Use heating pads for:
Make an easy neck heating pad – a beautiful gift for a friend
Materials for a heating pad and 2 pairs of hand warmers:
4 cups of cherry pits or flaxseeds
1 fat quarter in pretty 100% cotton fabric
If you’ve got some well-cleaned pits leftover from your syrup making, place the pits in your dehydrator on the bottom shelf, while you are drying other fruits and vegetables. Allow them to dry completely over several days.
Prepare the cherry pits
Dry scrub them clean of any residual cherry debris, using a stiff brush or scrubby pad. Dry again if necessary.
Cut the fabric along the grain
A fat quarter will make two long neck heating pads or 1 neck heating pad and two pairs of hand warmers. Cut the fat quarter in half to get two pieces 10 inches by 22 inches. One piece 10 inches by 22 inches is enough for one long heating pad. Cut your fat quarter 10 inches wide by 20 inches long – for a neck warmer or 10 x 5 inches for a pocket/hand warmer.
I measure with a ruler along the selvedge edge and then make a small cut perpendicular to the edge. Then I tear along the cut to tear with the grain of the fabric. It’s a fast and easy way to keep the grain of your fabric in line and prevent twisting and warping in your final project.

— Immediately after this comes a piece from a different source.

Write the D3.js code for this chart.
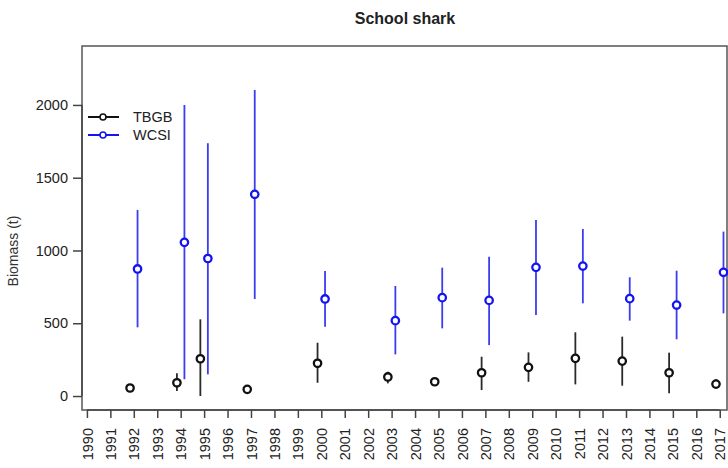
<!DOCTYPE html>
<html>
<head>
<meta charset="utf-8">
<script src="https://cdn.jsdelivr.net/npm/d3@7"></script>
<style>
  body { margin: 0; background: #fff; }
  svg { display: block; font-family: Arial, "Liberation Sans", sans-serif; }
</style>
</head>
<body>
<div id="chart"></div>
<script>
// Survey years and tick labels
const yearTicks = d3.range(1990, 2018);
const yTicks = [0, 500, 1000, 1500, 2000];

// TBGB survey (black)
const tbgbYears = [1992, 1994, 1995, 1997, 2000, 2003, 2005, 2007, 2009, 2011, 2013, 2015, 2017];
const tbgbBiomass = [55, 91, 256, 46, 225, 131, 98, 160, 197, 259, 240, 160, 82];
const tbgbLower = [40, 34, 0, 30, 91, 87, 71, 41, 98, 80, 71, 19, 53];
const tbgbUpper = [70, 156, 527, 65, 366, 167, 124, 270, 300, 438, 408, 298, 115];

// WCSI survey (blue)
const wcsiYears = [1992, 1994, 1995, 1997, 2000, 2003, 2005, 2007, 2009, 2011, 2013, 2015, 2017];
const wcsiBiomass = [873, 1056, 945, 1386, 667, 518, 676, 657, 884, 893, 669, 625, 850];
const wcsiLower = [472, 115, 149, 667, 476, 286, 465, 350, 557, 637, 518, 390, 568];
const wcsiUpper = [1278, 2000, 1737, 2103, 859, 756, 882, 957, 1210, 1148, 816, 861, 1130];

const seriesNames = ["TBGB", "WCSI"];

const width = 728, height = 468;
const box = { left: 82, right: 727, top: 46, bottom: 410 };

const svg = d3.select("#chart").append("svg")
  .attr("width", width)
  .attr("height", height);

const x = d3.scaleLinear()
  .domain([1989.79, 2017.31])
  .range([box.left, box.right]);

const y = d3.scaleLinear()
  .domain([-96, 2405])
  .range([box.bottom, box.top]);

// Title
svg.append("text")
  .attr("x", 405)
  .attr("y", 24)
  .attr("text-anchor", "middle")
  .style("font-size", "16px")
  .style("font-weight", "bold")
  .style("fill", "#222")
  .text("School shark");

// Plot box
svg.append("rect")
  .attr("x", box.left)
  .attr("y", box.top)
  .attr("width", box.right - box.left)
  .attr("height", box.bottom - box.top)
  .style("fill", "none")
  .style("stroke", "#555")
  .style("stroke-width", 1.5);

// Y axis
const yAxis = svg.append("g")
  .attr("transform", `translate(${box.left},0)`)
  .call(d3.axisLeft(y).tickValues(yTicks).tickSize(9).tickPadding(5).tickFormat(d3.format("d")));
yAxis.select(".domain")
  .attr("d", `M0,${y(0)}V${y(2000)}`)
  .style("stroke", "#444")
  .style("stroke-width", 1.5);
yAxis.selectAll(".tick line").style("stroke", "#444").style("stroke-width", 1.5);
yAxis.selectAll(".tick text")
  .style("font-size", "14.5px")
  .style("fill", "#222");

// X axis
const xAxis = svg.append("g")
  .attr("transform", `translate(0,${box.bottom})`)
  .call(d3.axisBottom(x).tickValues(yearTicks).tickSize(8).tickFormat(d3.format("d")));
xAxis.select(".domain")
  .attr("d", `M${x(1990)},0H${x(2017)}`)
  .style("stroke", "#444")
  .style("stroke-width", 1.5);
xAxis.selectAll(".tick line").style("stroke", "#444").style("stroke-width", 1.5);
xAxis.selectAll(".tick text")
  .attr("transform", "rotate(-90)")
  .attr("x", -18)
  .attr("y", 0)
  .attr("dy", "0.35em")
  .attr("text-anchor", "end")
  .style("font-size", "14.5px")
  .style("fill", "#222");

// Y axis title
svg.append("text")
  .attr("transform", `translate(18,251) rotate(-90)`)
  .attr("text-anchor", "middle")
  .style("font-size", "14px")
  .style("fill", "#333")
  .text("Biomass (t)");

// Series drawing
function drawSeries(years, mid, lo, hi, offset, lineColor, pointColor) {
  const rows = years.map((yr, i) => ({ yr, mid: mid[i], lo: lo[i], hi: hi[i] }));
  const g = svg.append("g");
  g.selectAll("line.err")
    .data(rows)
    .enter()
    .append("line")
    .attr("class", "err")
    .attr("x1", d => x(d.yr + offset))
    .attr("x2", d => x(d.yr + offset))
    .attr("y1", d => y(d.lo))
    .attr("y2", d => y(d.hi))
    .style("stroke", lineColor)
    .style("stroke-width", 1.8);
  g.selectAll("circle")
    .data(rows)
    .enter()
    .append("circle")
    .attr("cx", d => x(d.yr + offset))
    .attr("cy", d => y(d.mid))
    .attr("r", 3.7)
    .style("fill", "#fff")
    .style("stroke", pointColor)
    .style("stroke-width", 2.3);
}

drawSeries(tbgbYears, tbgbBiomass, tbgbLower, tbgbUpper, -0.16, "#2a2a2a", "#111");
drawSeries(wcsiYears, wcsiBiomass, wcsiLower, wcsiUpper, 0.16, "#3c3cf0", "#1414f0");

// Legend
const legendColors = ["#111", "#1414f0"];
const legend = svg.append("g");
seriesNames.forEach((name, i) => {
  const ly = 117 + i * 18;
  legend.append("line")
    .attr("x1", 88).attr("x2", 119)
    .attr("y1", ly).attr("y2", ly)
    .style("stroke", legendColors[i])
    .style("stroke-width", 2);
  legend.append("circle")
    .attr("cx", 103).attr("cy", ly)
    .attr("r", 3)
    .style("fill", "#fff")
    .style("stroke", legendColors[i])
    .style("stroke-width", 1.6);
  legend.append("text")
    .attr("x", 133)
    .attr("y", ly)
    .attr("dy", "0.35em")
    .style("font-size", "14.5px")
    .style("fill", "#222")
    .text(name);
});
</script>
</body>
</html>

Stitch the fabric into a bag
Fold the cloth in half lengthwise, right sides together. Stitch across the bottom and along the long side, making a ¼ inch seam. Leave the short side open. Reinforce the seam with a zigzag or overlock stitch over the raw edge. Turn the bag right side out. Press the seams.
Make three channels in the bag
Make three channels in the bag by stitching, a straight stitch, 1.25 inches from each side of the bag, leaving the last inch at the top of the bag free of stitching. You’ll make two lines of stitches for three channels in the bag.
Fill the bag
Fill the bag with clean, dry, cherry pits or whole flaxseed. One bag will use 3 cups of flaxseed. Each pair of handwarmer uses 1/3 to 1/2 cup of flaxseed. Use a funnel to get the pits into all three channels of the bag.
Add three cotton balls, with 5 drops of lavender essential oil to each cotton ball. Stuff the cotton ball into the centre of each channel while filling with cherry pits or flaxseed. (Don’t use polyester balls – only cotton, silk, or natural wool balls. Wool batting will also work.)
Fold over the top of the bag all the way around. Stitch along the open seam using a whip stitch to seal the bag.
Other filling materials
You ran out of cherry pits and you want to make more bags? Try Flaxseed, maize (don’t use popcorn), buckwheat hulls, wheat, rye, or barley berries. Cherry pits and flaxseed have oil that retains heat longer than grains that have a higher moisture content. Grains and beans also smell bad or slightly off when heated in the microwave repeatedly, but cherry pits and flaxseed don’t become odorous with repeated heating.
Instructions to use the bag:
Place the heating pad in a plastic Ziploc bag. Microwave the bag on high for 60 to 90 seconds, depending on the power of your microwave. (Smaller hand warmers should be heated for no more than 35 seconds in the microwave.) Alternatively, place the protected bag in a pot on your woodstove, inside another pot like a double boiler but protect it from steam. Steam will alter the moisture content of the stuffing. Remove from the heat source and place the bag across your shoulders or on your sore neck. It will warm your muscles and soothe them. Add a few drops of lavender essential oil to the cloth after microwaving or heating. It will release its lavender goodness and help you relax.
Place this neck heating pad, a bottle of cherry liqueur, and a mason jar of cherry syrup, or cherry-infused honey, into a pretty willow basket, along with a pair of crystal liqueur glasses from the thrift shop. Add a small bottle of lavender essential oil. Wrap it all up in a cherry-coloured fabric, Japanese style.